Nearly 1.5 million students return to classrooms across North Carolina this month, ready to begin the school year with dreams and hopes of families to make this the best year ever.
This academic year is monumental for students as they have more options available to select an institution that works best for them, regardless of their ZIP code. Families can choose from many opportunities available: public schools, public charter schools, private schools, religious-affiliated schools, and homeschools.
Established in 2013, our state’s Opportunity Scholarships were created to help lower-income North Carolina families afford K-12 nonpublic education. The program was immediately popular, helping expand school choice across our state. Overwhelming demand for the scholarships led the General Assembly to expand the thresholds over the past decade at no cost to our state’s public schools.
Finally, in 2024, the program grew to include every North Carolina family thanks to the Republican-led General Assembly. No longer are families forced to send their children to a failing school in a failing district.
In addition to Opportunity Scholarships, public charter schools continue to expand thanks to Republican-led efforts to increase their availability in communities. North Carolina is also a leader in homeschools, with over 101,000 state-recognized homeschools with over 203,000 students.
It’s no surprise North Carolina has been considered a leader in the school choice movement. At one time expanding charter schools and opportunities outside of traditional public schools was a goal lauded by both political parties. However, radical left Democrats led by former Gov. Roy Cooper broke North Carolina’s bipartisan agreement on school choice.
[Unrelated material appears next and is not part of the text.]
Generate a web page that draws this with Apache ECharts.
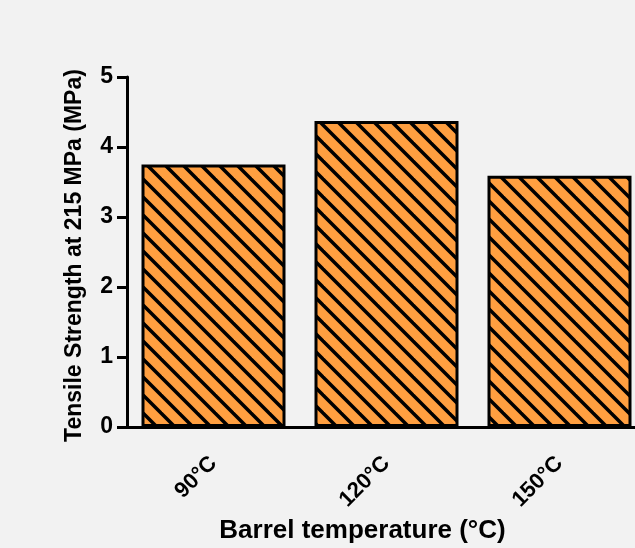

Only among the radical left is school choice a problem: history shows Democrats once agreed with giving children a fair shot at obtaining a quality education. That radical left is led by Cooper, who waged war on school choice as governor. In his lame duck year in office, he went so far as to call school choice an emergency on par with hurricane warnings and public health concerns.
Cooper’s state of emergency sham was called “The Year of Public Schools” – making no mention of parents or students.
In nearly every budget cycle, Cooper zeroed out funding for Opportunity Scholarships, arguing the money going directly to families to escape a failing school should go elsewhere. Cooper and his Democrats misled the public about the source of funding: the General Assembly fully funded North Carolina’s public schools, increasing appropriations every year for over a decade. This is a shameful lie perpetuated by Cooper and the radical left.
Republicans have committed to improving the state of public schools in addition to making school choice a priority.
It’s Republicans who led the charge to get North Carolina students back in classrooms when Cooper opposed it, finally ending his draconian orders during COVID-19 which shut the doors to classrooms.
It’s Republicans who implemented measures such as Science of Reading and phonetic education when it became clear too many students couldn’t read at a third grade level.
It’s Republicans who have taken the fight against woke indoctrination directly to school boards and mandated curriculums.
Voters have seen Republican efforts to improve education in North Carolina and rewarded state legislators with strong majorities to continue on the current path.
The most exciting part of this school year is the return of America First policies in the White House. The Trump administration is returning more control over education policy to the states.
The U.S. Department of Education has not meaningfully improved test scores or school performance over the past 45 years and President Trump and Republicans believe we can, and will, do better. That means ending bloated bureaucracy at the federal level and allowing states and local communities to lead.
The Trump administration and congressional Republicans are serious about improving school choice. In the One Big Beautiful Bill Act, tax credits for families opting into school choice are now law. North Carolina will be the first state to join the program when the General Assembly overrides the veto of Cooper’s protege, Josh Stein, later this month.
Radical left Democrats nationally continue to defend the status quo while math and reading scores for 13-year-olds are at the lowest level in decades, 6 in 10 fourth graders and nearly three-quarters of eighth graders are not proficient in math, and 7 in 10 fourth and eighth graders are not proficient in reading, while 40% of fourth grade students don’t even meet basic reading levels.
Democrats today firmly stand in the doorway between students and the education they deserve. It’s no wonder, then, why Roy Cooper wants to join Randi Weingarten and his fellow radical left activists in Washington.